** start of Data excerpt **

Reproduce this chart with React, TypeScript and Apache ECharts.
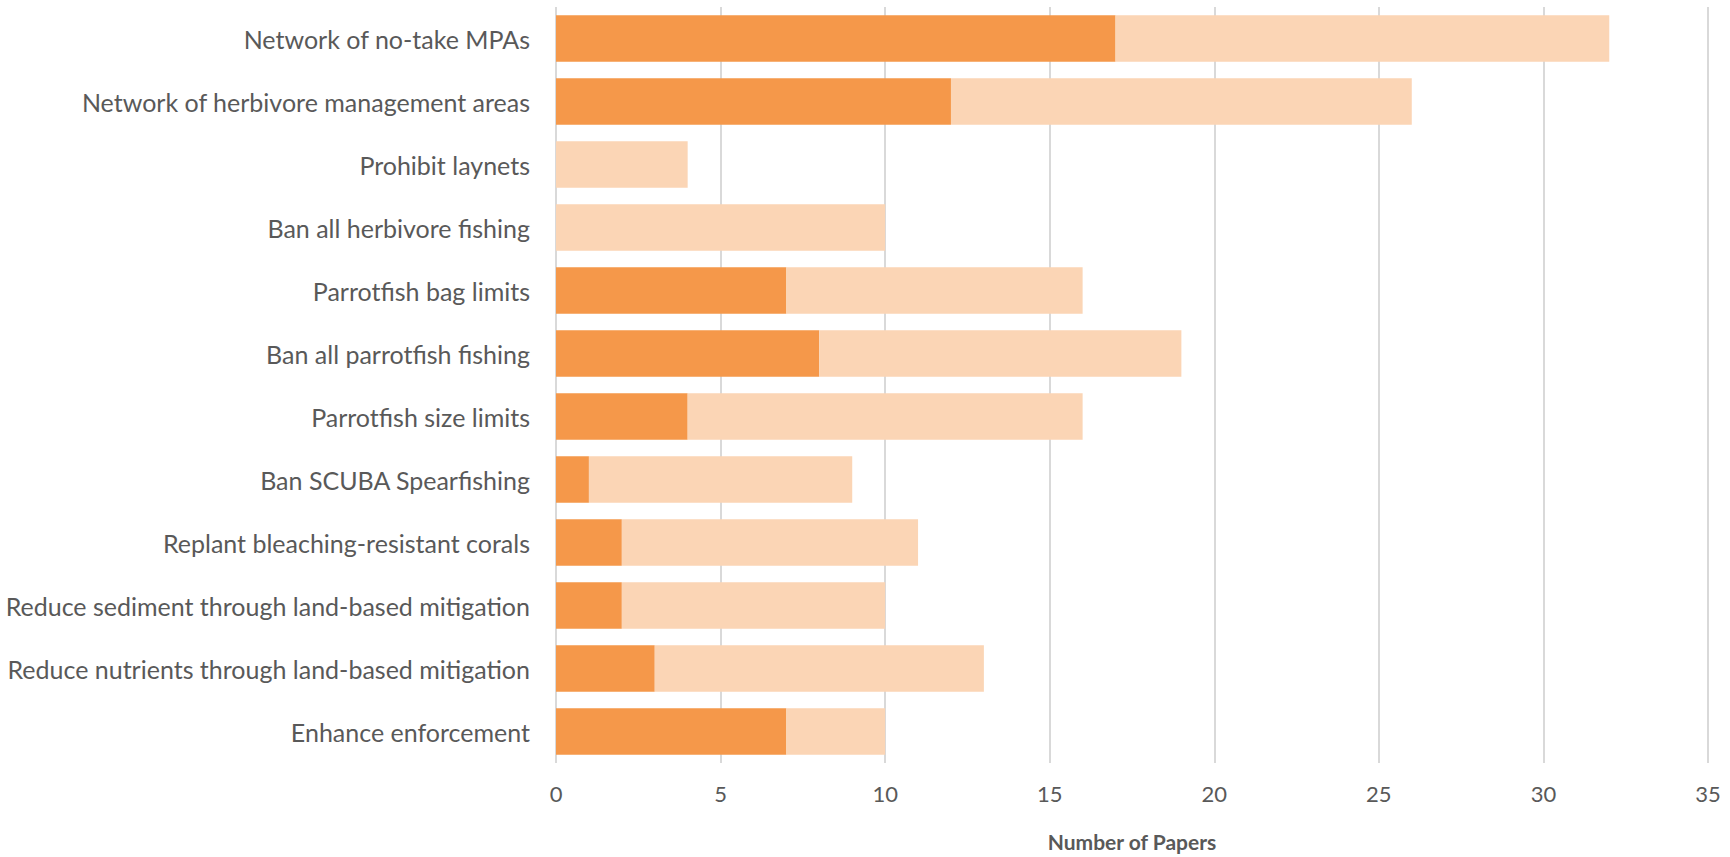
import React, { useEffect, useRef } from "react";
import * as echarts from "echarts";

const categories = [
  "Network of no-take MPAs",
  "Network of herbivore management areas",
  "Prohibit laynets",
  "Ban all herbivore fishing",
  "Parrotfish bag limits",
  "Ban all parrotfish fishing",
  "Parrotfish size limits",
  "Ban SCUBA Spearfishing",
  "Replant bleaching-resistant corals",
  "Reduce sediment through land-based mitigation",
  "Reduce nutrients through land-based mitigation",
  "Enhance enforcement",
];

// dark segment (first part of each stacked bar)
const darkValues = [17, 12, 0, 0, 7, 8, 4, 1, 2, 2, 3, 7];
// light segment (remaining part of each stacked bar)
const lightValues = [15, 14, 4, 10, 9, 11, 12, 8, 9, 8, 10, 3];

const xTicks = { min: 0, max: 35, interval: 5 };
const xAxisName = "Number of Papers";

export default function App() {
  const ref = useRef<HTMLDivElement>(null);
  useEffect(() => {
    if (!ref.current) return;
    const chart = echarts.init(ref.current, null, { renderer: "svg" });
    const font = "Lato, 'Open Sans', sans-serif";
    chart.setOption({
      animation: false,
      backgroundColor: "#ffffff",
      grid: { left: 556, right: 22, top: 7, bottom: 86, containLabel: false },
      xAxis: {
        type: "value",
        min: xTicks.min,
        max: xTicks.max,
        interval: xTicks.interval,
        name: xAxisName,
        nameLocation: "middle",
        nameGap: 68,
        nameTextStyle: { fontFamily: font, fontSize: 21, fontWeight: "bold", color: "#595959" },
        axisLine: { show: false },
        axisTick: { show: false },
        axisLabel: { fontFamily: font, fontSize: 22, color: "#595959", margin: 19 },
        splitLine: { show: true, lineStyle: { color: "#d9d9d9", width: 2 } },
      },
      yAxis: {
        type: "category",
        data: categories,
        inverse: true,
        axisLine: { show: false },
        axisTick: { show: false },
        axisLabel: { fontFamily: font, fontSize: 25, color: "#595959", margin: 26 },
        splitLine: { show: false },
      },
      series: [
        {
          type: "bar",
          stack: "total",
          data: darkValues,
          barCategoryGap: "26%",
          itemStyle: { color: "#f5984a" },
        },
        {
          type: "bar",
          stack: "total",
          data: lightValues,
          barCategoryGap: "26%",
          itemStyle: { color: "#fbd5b5" },
        },
      ],
    });
    return () => chart.dispose();
  }, []);
  return (
    <div
      ref={ref}
      style={{ position: "fixed", left: 0, top: 0, width: 1730, height: 857 }}
    />
  );
}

** end of Data excerpt **

(What is needed) Omitting all pictures, restate exactly the lines of the material from its start through the line that contains "import * as".

(Output of the exercise)
Reproduce this chart with React, TypeScript and Apache ECharts.
import React, { useEffect, useRef } from "react";
import * as echarts from "echarts";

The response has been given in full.